It is with sadness and regret that I observe that the Electronic Literature Organization, of which I have been a director since its foundation, has ceased to make any positive contribution to the field and has, instead, become an active impediment and a continuing embarrassment.
No qualities are more essential to scholarship and research than accuracy and truthfulness. The ELO has repeatedly failed to adhere to these demands, upon which research ultimately depends. Most recently, the central document upon which ELO's primary surviving initiative rests, the Provisional List of Endangered Works, presents a distorted, partisan, and false view. Some of the "endangered" works are in print from major electronic publishers. Others can readily be found on the Web. Some never were written, and others were bagatelles and sketches, privately circulated amongst friends. Another PAD report, published on the Web and later silently withdrawn, discussed details of Eastgate business practices with which its authors could not ethically have been acquainted and which, in any event, were inaccurately described.

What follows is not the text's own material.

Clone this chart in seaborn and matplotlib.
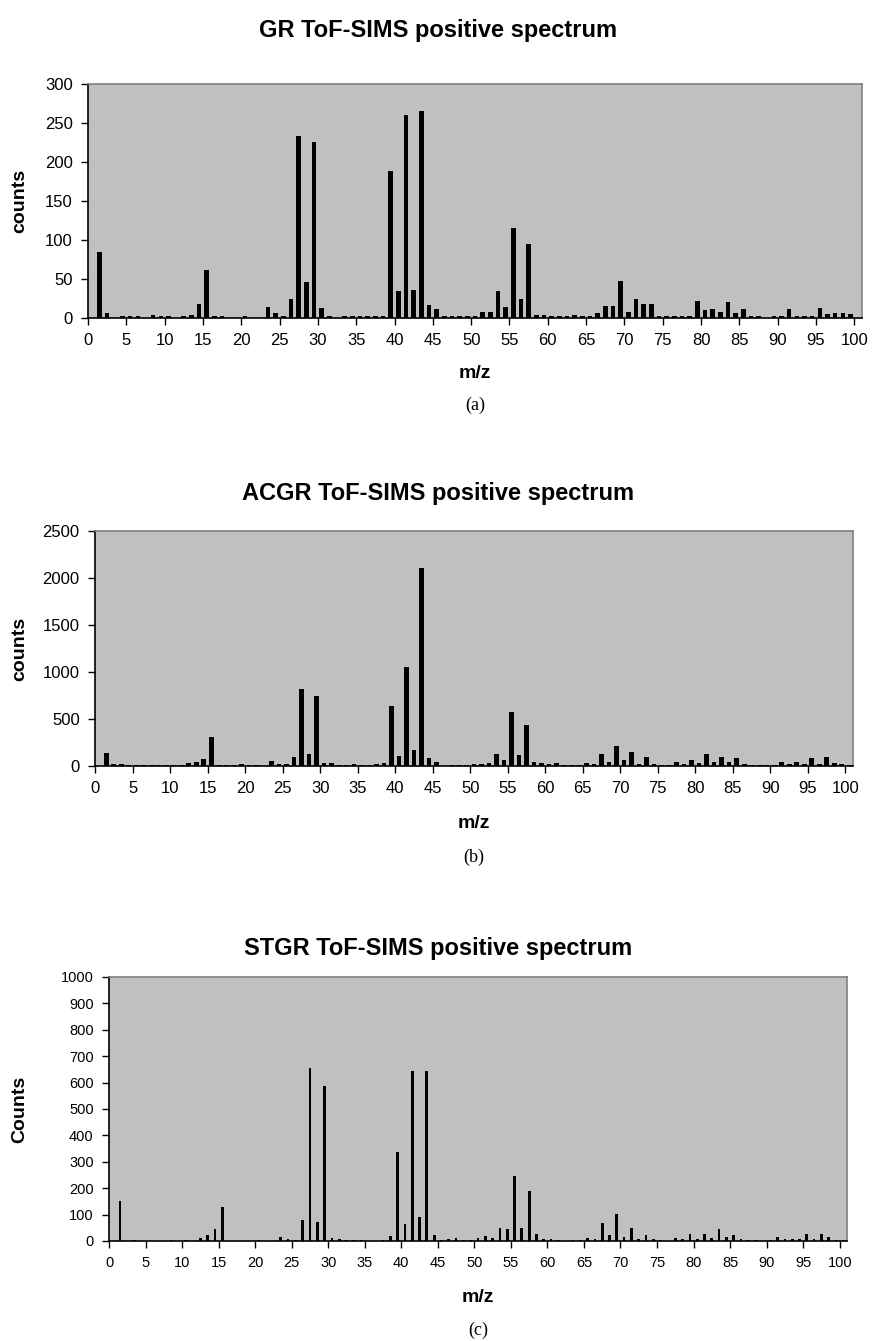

To undertake a mission of preservation and archiving on such grounds invites ridicule. Facts are not checked, and errors remain uncorrected; this amounts to deliberate and knowing publication of a falsehood.
Broadly viewed, ELO's role has become primarily destructive and backwards-looking. Instead of promoting wider and deeper understanding of the best of electronic literature, ELO officers pretend that our greatest accomplishments are endangered antiquities. Instead of appreciating the wealth of tools available to today's electronic writers, ELO officials persistently denigrate those tools not marketed by Microsoft and Macromedia.

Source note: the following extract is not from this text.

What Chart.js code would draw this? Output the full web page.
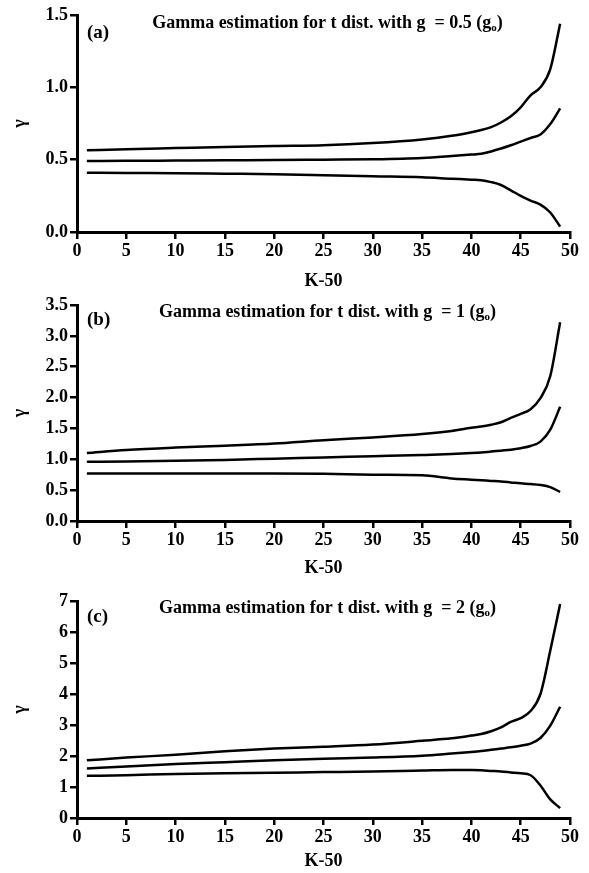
<!DOCTYPE html>
<html lang="en">
<head>
    <meta charset="UTF-8">
    <title>Gamma estimation for t dist.</title>
    <script src="https://cdn.jsdelivr.net/npm/chart.js"></script>
    <style>
        body { margin: 0; background: #fff; }
        .panel { position: absolute; left: 0; width: 589px; height: 291px; }
    </style>
</head>
<body>
    <div class="panel" style="top:0px"><canvas id="chartA" width="589" height="291"></canvas></div>
    <div class="panel" style="top:291px"><canvas id="chartB" width="589" height="291"></canvas></div>
    <div class="panel" style="top:582px"><canvas id="chartC" width="589" height="291"></canvas></div>

    <script>
        // K-50 positions where the curves were read
        const kValues = [1, 5, 10, 15, 20, 25, 30, 35, 38, 40, 41, 42, 43, 44, 45, 46, 47, 48, 49];

        // (a) g = 0.5
        const upperA  = [0.565, 0.572, 0.58, 0.588, 0.595, 0.60, 0.615, 0.64, 0.665, 0.69, 0.705, 0.725, 0.757, 0.80, 0.862, 0.945, 1.0, 1.126, 1.44];
        const centerA = [0.49, 0.492, 0.494, 0.496, 0.497, 0.50, 0.503, 0.512, 0.525, 0.535, 0.541, 0.557, 0.577, 0.60, 0.625, 0.65, 0.674, 0.746, 0.855];
        const lowerA  = [0.41, 0.408, 0.406, 0.403, 0.40, 0.393, 0.385, 0.378, 0.368, 0.362, 0.358, 0.345, 0.325, 0.288, 0.25, 0.217, 0.189, 0.135, 0.037];

        // (b) g = 1
        const upperB  = [1.10, 1.15, 1.19, 1.22, 1.255, 1.31, 1.355, 1.41, 1.46, 1.51, 1.53, 1.56, 1.60, 1.67, 1.735, 1.81, 1.99, 2.35, 3.22];
        const centerB = [0.96, 0.965, 0.975, 0.99, 1.01, 1.03, 1.05, 1.07, 1.085, 1.10, 1.11, 1.125, 1.14, 1.155, 1.18, 1.215, 1.286, 1.48, 1.85];
        const lowerB  = [0.77, 0.77, 0.77, 0.77, 0.77, 0.765, 0.75, 0.74, 0.69, 0.67, 0.66, 0.65, 0.64, 0.625, 0.61, 0.60, 0.585, 0.55, 0.47];

        // (c) g = 2
        const upperC  = [1.86, 1.95, 2.04, 2.15, 2.24, 2.30, 2.37, 2.49, 2.57, 2.66, 2.71, 2.80, 2.92, 3.10, 3.22, 3.45, 4.0, 5.4, 6.9];
        const centerC = [1.60, 1.66, 1.74, 1.80, 1.86, 1.91, 1.95, 2.01, 2.08, 2.13, 2.16, 2.20, 2.24, 2.28, 2.33, 2.40, 2.58, 2.98, 3.59];
        const lowerC  = [1.36, 1.38, 1.42, 1.44, 1.46, 1.48, 1.50, 1.53, 1.55, 1.55, 1.54, 1.52, 1.50, 1.47, 1.44, 1.38, 1.05, 0.60, 0.32];

        const xTicks = [0, 5, 10, 15, 20, 25, 30, 35, 40, 45, 50];
        const yTicksA = [0, 0.5, 1.0, 1.5];
        const yTicksB = [0, 0.5, 1.0, 1.5, 2.0, 2.5, 3.0, 3.5];
        const yTicksC = [0, 1, 2, 3, 4, 5, 6, 7];

        const serif = '"Liberation Serif", "Times New Roman", serif';

        // draws the panel tag and the in-plot heading with its subscript
        const panelText = {
            id: 'panelText',
            afterDraw(chart, args, opts) {
                const { ctx, chartArea } = chart;
                ctx.save();
                ctx.fillStyle = '#000';
                ctx.textBaseline = 'middle';

                ctx.font = 'bold 19px ' + serif;
                ctx.textAlign = 'left';
                ctx.fillText(opts.tag, chartArea.left + 10, chartArea.top + opts.tagDy);

                ctx.font = 'bold 18px ' + serif;
                const mainW = ctx.measureText(opts.title).width;
                ctx.font = 'bold 11px ' + serif;
                const subW = ctx.measureText('o').width;
                ctx.font = 'bold 18px ' + serif;
                const closeW = ctx.measureText(')').width;
                const total = mainW + subW + closeW;
                let x = (chartArea.left + chartArea.right) / 2 + 4 - total / 2;
                const y = chartArea.top + opts.titleDy;
                ctx.fillText(opts.title, x, y);
                x += mainW;
                ctx.font = 'bold 11px ' + serif;
                ctx.fillText('o', x, y + 5);
                x += subW;
                ctx.font = 'bold 18px ' + serif;
                ctx.fillText(')', x, y);
                ctx.restore();
            }
        };

        function line(values) {
            return {
                data: kValues.map((k, i) => ({ x: k, y: values[i] })),
                borderColor: '#000',
                borderWidth: 2.5,
                pointRadius: 0,
                cubicInterpolationMode: 'monotone',
                fill: false
            };
        }

        function makeChart(id, series, yTicks, yMax, decimals, layout, text) {
            const ctx = document.getElementById(id).getContext('2d');
            return new Chart(ctx, {
                type: 'line',
                data: { datasets: series.map(line) },
                plugins: [panelText],
                options: {
                    responsive: false,
                    animation: false,
                    layout: { padding: { top: layout.top, right: 19, bottom: 0, left: 0 } },
                    plugins: {
                        legend: { display: false },
                        tooltip: { enabled: false },
                        panelText: text
                    },
                    scales: {
                        x: {
                            type: 'linear',
                            min: 0,
                            max: 50,
                            afterBuildTicks: s => { s.ticks = xTicks.map(v => ({ value: v })); },
                            ticks: {
                                color: '#000',
                                padding: 2,
                                maxRotation: 0,
                                font: { family: serif, size: 18, weight: 'bold' }
                            },
                            grid: { drawOnChartArea: false, drawTicks: true, tickLength: 7, color: '#000', lineWidth: 2.5 },
                            border: { display: true, color: '#000', width: 3 },
                            title: {
                                display: true,
                                text: 'K-50',
                                color: '#000',
                                padding: { top: 0, bottom: layout.titlePad },
                                font: { family: serif, size: 18, weight: 'bold', lineHeight: 1 }
                            },
                            afterFit: s => { s.height = layout.xHeight; }
                        },
                        y: {
                            min: 0,
                            max: yMax,
                            afterBuildTicks: s => { s.ticks = yTicks.map(v => ({ value: v })); },
                            ticks: {
                                color: '#000',
                                padding: 2,
                                font: { family: serif, size: 18, weight: 'bold' },
                                callback: v => v.toFixed(decimals)
                            },
                            grid: { drawOnChartArea: false, drawTicks: true, tickLength: 7, color: '#000', lineWidth: 2.5 },
                            border: { display: true, color: '#000', width: 3 },
                            title: {
                                display: true,
                                text: 'γ',
                                color: '#000',
                                padding: { top: 11, bottom: 0 },
                                font: { family: serif, size: 18, weight: 'bold', lineHeight: 1 }
                            },
                            afterFit: s => { s.width = 77; }
                        }
                    }
                }
            });
        }

        makeChart('chartA', [upperA, centerA, lowerA], yTicksA, 1.5, 1,
            { top: 15, xHeight: 59, titlePad: 1 },
            { tag: '(a)', tagDy: 18, title: 'Gamma estimation for t dist. with g  = 0.5 (g', titleDy: 8 });

        makeChart('chartB', [upperB, centerB, lowerB], yTicksB, 3.5, 1,
            { top: 14, xHeight: 61, titlePad: 5 },
            { tag: '(b)', tagDy: 15, title: 'Gamma estimation for t dist. with g  = 1 (g', titleDy: 7 });

        makeChart('chartC', [upperC, centerC, lowerC], yTicksC, 7, 0,
            { top: 19, xHeight: 55, titlePad: 3 },
            { tag: '(c)', tagDy: 16, title: 'Gamma estimation for t dist. with g  = 2 (g', titleDy: 7 });
    </script>
</body>
</html>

Captive to the interests of a faction, the ELO has failed to create, or to foster the creation of, significant tools or significant hypertexts. Its publications are so slight, insubstantial, and inaccurate as to call the entire field into disrepute. Over the short term of its existence, ELO has spent hundreds of thousands of dollars and expended the efforts of numerous and highly talented volunteers; it is time to take steps to ensure that such resources be applied to the benefit of the field at large rather than to enhance the resumes of ELO officers and donors.

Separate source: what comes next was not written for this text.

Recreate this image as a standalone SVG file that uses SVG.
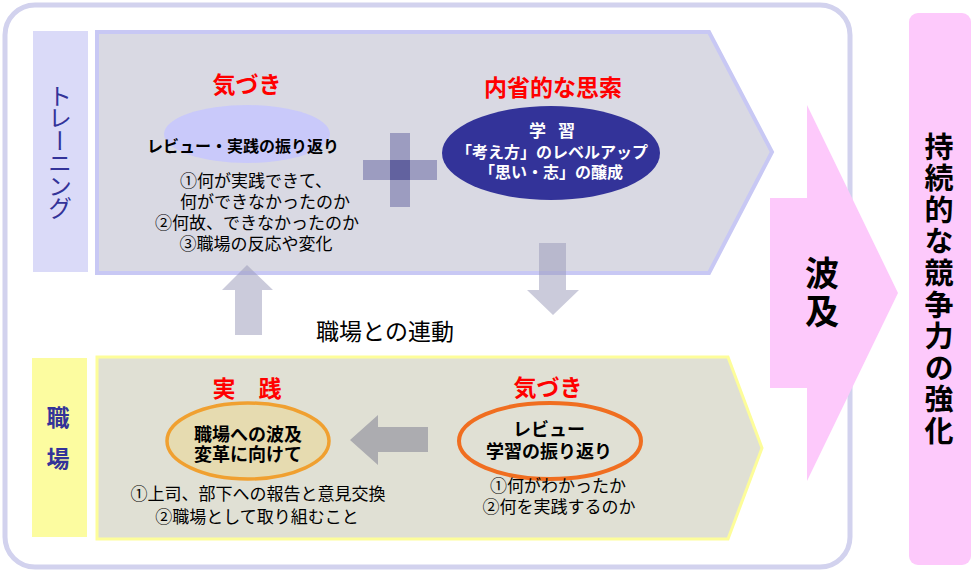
<svg xmlns="http://www.w3.org/2000/svg" width="978" height="577" viewBox="0 0 978 577">
<style>
text{font-family:"Noto Sans CJK JP","Noto Sans CJK SC",sans-serif;text-anchor:middle;fill:#000}
.b{font-weight:bold}
.red{fill:#ff0000;font-weight:bold;font-size:23px}
.lst{font-size:17px}
.wht{fill:#ffffff;font-weight:bold;font-size:16px}
.vert{writing-mode:vertical-rl}
.arr{fill:#9898b8;fill-opacity:0.5}
</style>
<rect x="0" y="0" width="978" height="577" fill="#ffffff"/>
<g id="frame">
<rect x="5" y="5" width="845" height="562" rx="30" ry="30" fill="#ffffff" stroke="#d2d2ee" stroke-width="5"/>
</g>
<g id="label-training">
<rect x="33" y="31" width="55" height="241" fill="#dadaf8"/>
<text x="60" y="151" class="vert" font-size="24" letter-spacing="-1.5" style="fill:#333399">トレーニング</text>
</g>
<g id="training-panel">
<polygon points="97,32 709,32 772,152 709,273 97,273" fill="#d9d9e3" stroke="#c8c8f4" stroke-width="4"/>
</g>
<g id="node-kizuki-top">
<ellipse cx="247" cy="134" rx="83" ry="29" fill="#c9c9fa"/>
<text x="247" y="93" class="red">気づき</text>
<text x="243" y="152" class="b" font-size="16">レビュー・実践の振り返り</text>
<text class="lst"><tspan x="256" y="187">①何が実践できて、</tspan><tspan x="265" y="208">何ができなかったのか</tspan><tspan x="257" y="229">②何故、できなかったのか</tspan><tspan x="256" y="250">③職場の反応や変化</tspan></text>
</g>
<g id="plus">
<rect x="390" y="133" width="20" height="74" fill="#9c9cc0"/>
<rect x="363" y="160" width="74" height="20" fill="#9c9cc0"/>
<rect x="390" y="160" width="20" height="20" fill="#62629f"/>
</g>
<g id="node-naisei">
<text x="553" y="96" class="red" font-size="24">内省的な思索</text>
<ellipse cx="551" cy="153" rx="109" ry="47" fill="#333399"/>
<text class="wht"><tspan x="552" y="137" font-size="17">学<tspan dx="12">習</tspan></tspan><tspan x="552" y="158">「考え方」のレベルアップ</tspan><tspan x="551" y="178">「思い・志」の醸成</tspan></text>
</g>
<g id="label-shokuba">
<rect x="32" y="358" width="55" height="179" fill="#fcfca0"/>
<text x="58" y="447" class="b vert" font-size="23" letter-spacing="18" style="fill:#333399">職場</text>
</g>
<g id="workplace-panel">
<polygon points="97,357 728,357 762,448 728,539 97,539" fill="#e0e0d4" stroke="#fdfd9a" stroke-width="3"/>
</g>
<g id="node-jissen">
<text x="247" y="397" class="red" font-size="24">実　践</text>
<ellipse cx="248" cy="441" rx="81" ry="38" fill="#e6dbb0" stroke="#f0a030" stroke-width="3.5"/>
<text class="b" font-size="18"><tspan x="248" y="441">職場への波及</tspan><tspan x="248" y="461">変革に向けて</tspan></text>
<text class="lst"><tspan x="258" y="500">①上司、部下への報告と意見交換</tspan><tspan x="257" y="523">②職場として取り組むこと</tspan></text>
</g>
<g id="node-kizuki-bottom">
<text x="548" y="396" class="red">気づき</text>
<ellipse cx="550" cy="441" rx="91" ry="38" fill="none" stroke="#f06e20" stroke-width="4"/>
<text class="b" font-size="18"><tspan x="549" y="436">レビュー</tspan><tspan x="549" y="458">学習の振り返り</tspan></text>
<text class="lst"><tspan x="558" y="492">①何がわかったか</tspan><tspan x="559" y="513">②何を実践するのか</tspan></text>
</g>
<g id="connectors">
<polygon class="arr" points="539,243 566,243 566,290 579,290 553,315 527,290 539,290"/>
<polygon class="arr" points="247,265 273,290 262,290 262,335 235,335 235,290 222,290"/>
<polygon points="350,440 378,415 378,427 428,427 428,452 378,452 378,465" fill="#acacb0"/>
<text x="385" y="340" font-size="23">職場との連動</text>
</g>
<g id="node-hakyu">
<polygon points="770,198 807,198 807,105 898,293 807,481 807,388 770,388" fill="#fdc9fb"/>
<text x="822" y="294" class="b vert" font-size="34" letter-spacing="4">波及</text>
</g>
<g id="node-result">
<rect x="909" y="13" width="62" height="552" rx="9" ry="9" fill="#fdc9fb"/>
<text x="939" y="290" class="b vert" font-size="29" letter-spacing="2.6">持続的な競争力の強化</text>
</g>
</svg>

After much reflection and discussion with many of the most active artists and researchers in our discipline, I conclude that ELO obstructs progress in the field it was formed to serve. It dismays those whom it should encourage, disparages or ignores work that it should honor, and invites the derision of those who prize accuracy and rigor.
It is time for the field to reclaim the integrity of its literature, to enjoy the many pleasures of the fine works that so many have labored to create and to interpret, and to continue the ongoing work of creating innovative tools that build upon and extend the accomplishments we have collectively achieved over the course of two decades.
I therefore regretfully tender my resignation from the Board of Directors of the Electronic Literature Organization, with effect from the close of business on Tuesday, May 20, 2003.